WRITTEN INSTRUCTION:
Below is a listing to transcribe in full and exactly; keep the pictures out.

INFORMATION PROVIDED:
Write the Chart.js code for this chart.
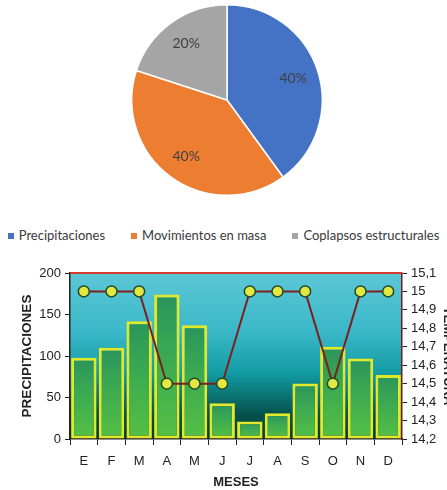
<!DOCTYPE html>
<html lang="es">
<head>
<meta charset="utf-8">
<title>Precipitaciones y temperatura</title>
<script src="https://cdn.jsdelivr.net/npm/chart.js@4.4.1/dist/chart.umd.min.js"></script>
<style>
  html, body { margin: 0; background: #fff; overflow: hidden; }
  #pie-box { position: absolute; left: 0; top: 0; width: 447px; height: 200px; }
  #leyenda {
    position: absolute; left: 0; top: 226px; width: 447px;
    display: flex; justify-content: center; gap: 26px;
    font: 13px Lato, sans-serif; color: #3a3a3a; line-height: 18px; white-space: nowrap;
  }
  #leyenda .caja { display: inline-block; width: 6px; height: 6px; margin-right: 5px; vertical-align: 1px; }
  #bar-box { position: absolute; left: 0; top: 255px; width: 455px; height: 235px; }
</style>
</head>
<body>
<div id="pie-box"><canvas id="grafico-causas"></canvas></div>
<div id="leyenda"></div>
<div id="bar-box"><canvas id="grafico-clima"></canvas></div>

<script>
// causas (grafico circular)
const causas = ["Precipitaciones", "Movimientos en masa", "Coplapsos estructurales"];
const porcentajes = [40, 40, 20];
const coloresCausas = ["#4472c4", "#ed7d31", "#a5a5a5"];

// clima mensual
const meses = ["E", "F", "M", "A", "M", "J", "J", "A", "S", "O", "N", "D"];
const precipitaciones = [98, 110, 142, 174, 137, 43, 21, 31, 67, 111, 97, 77];
const temperaturas = [15, 15, 15, 14.5, 14.5, 14.5, 15, 15, 15, 14.5, 15, 15];

document.addEventListener("DOMContentLoaded", function () {
  // etiquetas de porcentaje dentro de cada porcion
  const etiquetasPie = {
    id: "etiquetasPie",
    afterDatasetsDraw(chart) {
      const ctx = chart.ctx;
      const meta = chart.getDatasetMeta(0);
      ctx.save();
      ctx.font = "14px Lato, sans-serif";
      ctx.fillStyle = "#404040";
      ctx.textAlign = "center";
      ctx.textBaseline = "middle";
      meta.data.forEach((arc, i) => {
        const mid = (arc.startAngle + arc.endAngle) / 2;
        const r = arc.outerRadius * 0.73;
        ctx.fillText(porcentajes[i] + "%", arc.x + Math.cos(mid) * r, arc.y + Math.sin(mid) * r);
      });
      ctx.restore();
    }
  };

  new Chart(document.getElementById("grafico-causas"), {
    type: "pie",
    data: {
      labels: causas,
      datasets: [{
        data: porcentajes,
        backgroundColor: coloresCausas,
        borderColor: "#ffffff",
        borderWidth: 1.5
      }]
    },
    options: {
      responsive: true,
      maintainAspectRatio: false,
      animation: false,
      layout: { padding: { top: 4, bottom: 4, left: 7 } },
      plugins: { legend: { display: false }, tooltip: { enabled: false } }
    },
    plugins: [etiquetasPie]
  });

  // leyenda en html
  const leyenda = document.getElementById("leyenda");
  causas.forEach((c, i) => {
    const item = document.createElement("span");
    item.innerHTML = `<span class="caja" style="background:${coloresCausas[i]}"></span>${c}`;
    leyenda.appendChild(item);
  });

  // fondo degradado del area de trazado + borde superior rojo
  const fondoGrafico = {
    id: "fondoGrafico",
    beforeDraw(chart) {
      const { ctx, chartArea: a } = chart;
      const g = ctx.createLinearGradient(0, a.top, 0, a.bottom);
      g.addColorStop(0, "#5cc7d6");
      g.addColorStop(0.35, "#3bb8c8");
      g.addColorStop(0.6, "#139ca4");
      g.addColorStop(0.85, "#05524c");
      g.addColorStop(1, "#033c32");
      ctx.save();
      ctx.fillStyle = g;
      ctx.fillRect(a.left, a.top, a.width, a.height);
      ctx.restore();
    },
    afterDraw(chart) {
      const { ctx, chartArea: a } = chart;
      ctx.save();
      ctx.strokeStyle = "#d33a2c";
      ctx.lineWidth = 2;
      ctx.beginPath();
      ctx.moveTo(a.left, a.top);
      ctx.lineTo(a.right, a.top);
      ctx.stroke();
      ctx.restore();
    }
  };

  const fuente = "'Liberation Sans', Arial, sans-serif";

  new Chart(document.getElementById("grafico-clima"), {
    type: "bar",
    data: {
      labels: meses,
      datasets: [
        {
          type: "line",
          label: "Temperatura",
          data: temperaturas,
          yAxisID: "y1",
          order: 0,
          borderColor: "#7c1f1f",
          borderWidth: 2,
          tension: 0,
          pointRadius: 5.5,
          pointBackgroundColor: "#e2e840",
          pointBorderColor: "#1f4a2a",
          pointBorderWidth: 1.5
        },
        {
          label: "Precipitaciones",
          data: precipitaciones,
          yAxisID: "y",
          order: 1,
          backgroundColor: function (c) {
            const chart = c.chart;
            if (!chart.chartArea || !chart.scales.y) return "#4cbb48";
            const top = chart.scales.y.getPixelForValue(c.parsed.y);
            const bottom = chart.scales.y.getPixelForValue(0);
            const g = chart.ctx.createLinearGradient(0, top, 0, bottom);
            g.addColorStop(0, "#2a945c");
            g.addColorStop(0.4, "#3aa852");
            g.addColorStop(1, "#55c044");
            return g;
          },
          borderColor: "#e2e82a",
          borderWidth: 3,
          borderSkipped: false,
          barPercentage: 0.92,
          categoryPercentage: 1
        }
      ]
    },
    options: {
      responsive: true,
      maintainAspectRatio: false,
      animation: false,
      layout: { padding: { top: 18, left: 0, right: 0, bottom: 0 } },
      plugins: { legend: { display: false }, tooltip: { enabled: false } },
      scales: {
        x: {
          grid: { offset: true, drawOnChartArea: false, color: "#222", tickLength: 6 },
          border: { color: "#222", width: 1.5 },
          ticks: { color: "#222", font: { family: fuente, size: 13 }, padding: 9 },
          title: { display: true, text: "MESES", color: "#222", font: { family: fuente, size: 13, weight: "bold" }, padding: { top: 0, bottom: 0 } },
          afterFit(s) { s.height = 51; }
        },
        y: {
          position: "left",
          min: 0,
          max: 200,
          ticks: { stepSize: 50, color: "#222", font: { family: fuente, size: 13 }, padding: 4 },
          grid: { drawOnChartArea: false, color: "#222", tickLength: 5 },
          border: { color: "#222", width: 1.5 },
          title: { display: true, text: "PRECIPITACIONES", color: "#222", font: { family: fuente, size: 13.5, weight: "bold" }, padding: { top: 19, bottom: 0 } },
          afterFit(s) { s.width = 70; }
        },
        y1: {
          position: "right",
          min: 14.2,
          max: 15.1,
          ticks: {
            stepSize: 0.1,
            autoSkip: false,
            color: "#222",
            font: { family: fuente, size: 13 },
            padding: 4,
            callback: v => String(+v.toFixed(1)).replace(".", ",")
          },
          grid: { drawOnChartArea: false, color: "#222", tickLength: 5 },
          border: { color: "#6e1c1c", width: 1.5 },
          title: { display: true, text: "TEMPERATURA", color: "#222", font: { family: fuente, size: 13, weight: "bold" }, padding: { top: 0, bottom: 0 } },
          afterFit(s) { s.width = 53; }
        }
      }
    },
    plugins: [fondoGrafico]
  });
});
</script>
</body>
</html>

SOLUTION FOR THIS PROBLEM:
Write the Chart.js code for this chart.
<!DOCTYPE html>
<html lang="es">
<head>
<meta charset="utf-8">
<title>Precipitaciones y temperatura</title>
<script src="https://cdn.jsdelivr.net/npm/chart.js@4.4.1/dist/chart.umd.min.js"></script>
<style>
  html, body { margin: 0; background: #fff; overflow: hidden; }
  #pie-box { position: absolute; left: 0; top: 0; width: 447px; height: 200px; }
  #leyenda {
    position: absolute; left: 0; top: 226px; width: 447px;
    display: flex; justify-content: center; gap: 26px;
    font: 13px Lato, sans-serif; color: #3a3a3a; line-height: 18px; white-space: nowrap;
  }
  #leyenda .caja { display: inline-block; width: 6px; height: 6px; margin-right: 5px; vertical-align: 1px; }
  #bar-box { position: absolute; left: 0; top: 255px; width: 455px; height: 235px; }
</style>
</head>
<body>
<div id="pie-box"><canvas id="grafico-causas"></canvas></div>
<div id="leyenda"></div>
<div id="bar-box"><canvas id="grafico-clima"></canvas></div>

<script>
// causas (grafico circular)
const causas = ["Precipitaciones", "Movimientos en masa", "Coplapsos estructurales"];
const porcentajes = [40, 40, 20];
const coloresCausas = ["#4472c4", "#ed7d31", "#a5a5a5"];

// clima mensual
const meses = ["E", "F", "M", "A", "M", "J", "J", "A", "S", "O", "N", "D"];
const precipitaciones = [98, 110, 142, 174, 137, 43, 21, 31, 67, 111, 97, 77];
const temperaturas = [15, 15, 15, 14.5, 14.5, 14.5, 15, 15, 15, 14.5, 15, 15];

document.addEventListener("DOMContentLoaded", function () {
  // etiquetas de porcentaje dentro de cada porcion
  const etiquetasPie = {
    id: "etiquetasPie",
    afterDatasetsDraw(chart) {
      const ctx = chart.ctx;
      const meta = chart.getDatasetMeta(0);
      ctx.save();
      ctx.font = "14px Lato, sans-serif";
      ctx.fillStyle = "#404040";
      ctx.textAlign = "center";
      ctx.textBaseline = "middle";
      meta.data.forEach((arc, i) => {
        const mid = (arc.startAngle + arc.endAngle) / 2;
        const r = arc.outerRadius * 0.73;
        ctx.fillText(porcentajes[i] + "%", arc.x + Math.cos(mid) * r, arc.y + Math.sin(mid) * r);
      });
      ctx.restore();
    }
  };

  new Chart(document.getElementById("grafico-causas"), {
    type: "pie",
    data: {
      labels: causas,
      datasets: [{
        data: porcentajes,
        backgroundColor: coloresCausas,
        borderColor: "#ffffff",
        borderWidth: 1.5
      }]
    },
    options: {
      responsive: true,
      maintainAspectRatio: false,
      animation: false,
      layout: { padding: { top: 4, bottom: 4, left: 7 } },
      plugins: { legend: { display: false }, tooltip: { enabled: false } }
    },
    plugins: [etiquetasPie]
  });

  // leyenda en html
  const leyenda = document.getElementById("leyenda");
  causas.forEach((c, i) => {
    const item = document.createElement("span");
    item.innerHTML = `<span class="caja" style="background:${coloresCausas[i]}"></span>${c}`;
    leyenda.appendChild(item);
  });

  // fondo degradado del area de trazado + borde superior rojo
  const fondoGrafico = {
    id: "fondoGrafico",
    beforeDraw(chart) {
      const { ctx, chartArea: a } = chart;
      const g = ctx.createLinearGradient(0, a.top, 0, a.bottom);
      g.addColorStop(0, "#5cc7d6");
      g.addColorStop(0.35, "#3bb8c8");
      g.addColorStop(0.6, "#139ca4");
      g.addColorStop(0.85, "#05524c");
      g.addColorStop(1, "#033c32");
      ctx.save();
      ctx.fillStyle = g;
      ctx.fillRect(a.left, a.top, a.width, a.height);
      ctx.restore();
    },
    afterDraw(chart) {
      const { ctx, chartArea: a } = chart;
      ctx.save();
      ctx.strokeStyle = "#d33a2c";
      ctx.lineWidth = 2;
      ctx.beginPath();
      ctx.moveTo(a.left, a.top);
      ctx.lineTo(a.right, a.top);
      ctx.stroke();
      ctx.restore();
    }
  };

  const fuente = "'Liberation Sans', Arial, sans-serif";

  new Chart(document.getElementById("grafico-clima"), {
    type: "bar",
    data: {
      labels: meses,
      datasets: [
        {
          type: "line",
          label: "Temperatura",
          data: temperaturas,
          yAxisID: "y1",
          order: 0,
          borderColor: "#7c1f1f",
          borderWidth: 2,
          tension: 0,
          pointRadius: 5.5,
          pointBackgroundColor: "#e2e840",
          pointBorderColor: "#1f4a2a",
          pointBorderWidth: 1.5
        },
        {
          label: "Precipitaciones",
          data: precipitaciones,
          yAxisID: "y",
          order: 1,
          backgroundColor: function (c) {
            const chart = c.chart;
            if (!chart.chartArea || !chart.scales.y) return "#4cbb48";
            const top = chart.scales.y.getPixelForValue(c.parsed.y);
            const bottom = chart.scales.y.getPixelForValue(0);
            const g = chart.ctx.createLinearGradient(0, top, 0, bottom);
            g.addColorStop(0, "#2a945c");
            g.addColorStop(0.4, "#3aa852");
            g.addColorStop(1, "#55c044");
            return g;
          },
          borderColor: "#e2e82a",
          borderWidth: 3,
          borderSkipped: false,
          barPercentage: 0.92,
          categoryPercentage: 1
        }
      ]
    },
    options: {
      responsive: true,
      maintainAspectRatio: false,
      animation: false,
      layout: { padding: { top: 18, left: 0, right: 0, bottom: 0 } },
      plugins: { legend: { display: false }, tooltip: { enabled: false } },
      scales: {
        x: {
          grid: { offset: true, drawOnChartArea: false, color: "#222", tickLength: 6 },
          border: { color: "#222", width: 1.5 },
          ticks: { color: "#222", font: { family: fuente, size: 13 }, padding: 9 },
          title: { display: true, text: "MESES", color: "#222", font: { family: fuente, size: 13, weight: "bold" }, padding: { top: 0, bottom: 0 } },
          afterFit(s) { s.height = 51; }
        },
        y: {
          position: "left",
          min: 0,
          max: 200,
          ticks: { stepSize: 50, color: "#222", font: { family: fuente, size: 13 }, padding: 4 },
          grid: { drawOnChartArea: false, color: "#222", tickLength: 5 },
          border: { color: "#222", width: 1.5 },
          title: { display: true, text: "PRECIPITACIONES", color: "#222", font: { family: fuente, size: 13.5, weight: "bold" }, padding: { top: 19, bottom: 0 } },
          afterFit(s) { s.width = 70; }
        },
        y1: {
          position: "right",
          min: 14.2,
          max: 15.1,
          ticks: {
            stepSize: 0.1,
            autoSkip: false,
            color: "#222",
            font: { family: fuente, size: 13 },
            padding: 4,
            callback: v => String(+v.toFixed(1)).replace(".", ",")
          },
          grid: { drawOnChartArea: false, color: "#222", tickLength: 5 },
          border: { color: "#6e1c1c", width: 1.5 },
          title: { display: true, text: "TEMPERATURA", color: "#222", font: { family: fuente, size: 13, weight: "bold" }, padding: { top: 0, bottom: 0 } },
          afterFit(s) { s.width = 53; }
        }
      }
    },
    plugins: [fondoGrafico]
  });
});
</script>
</body>
</html>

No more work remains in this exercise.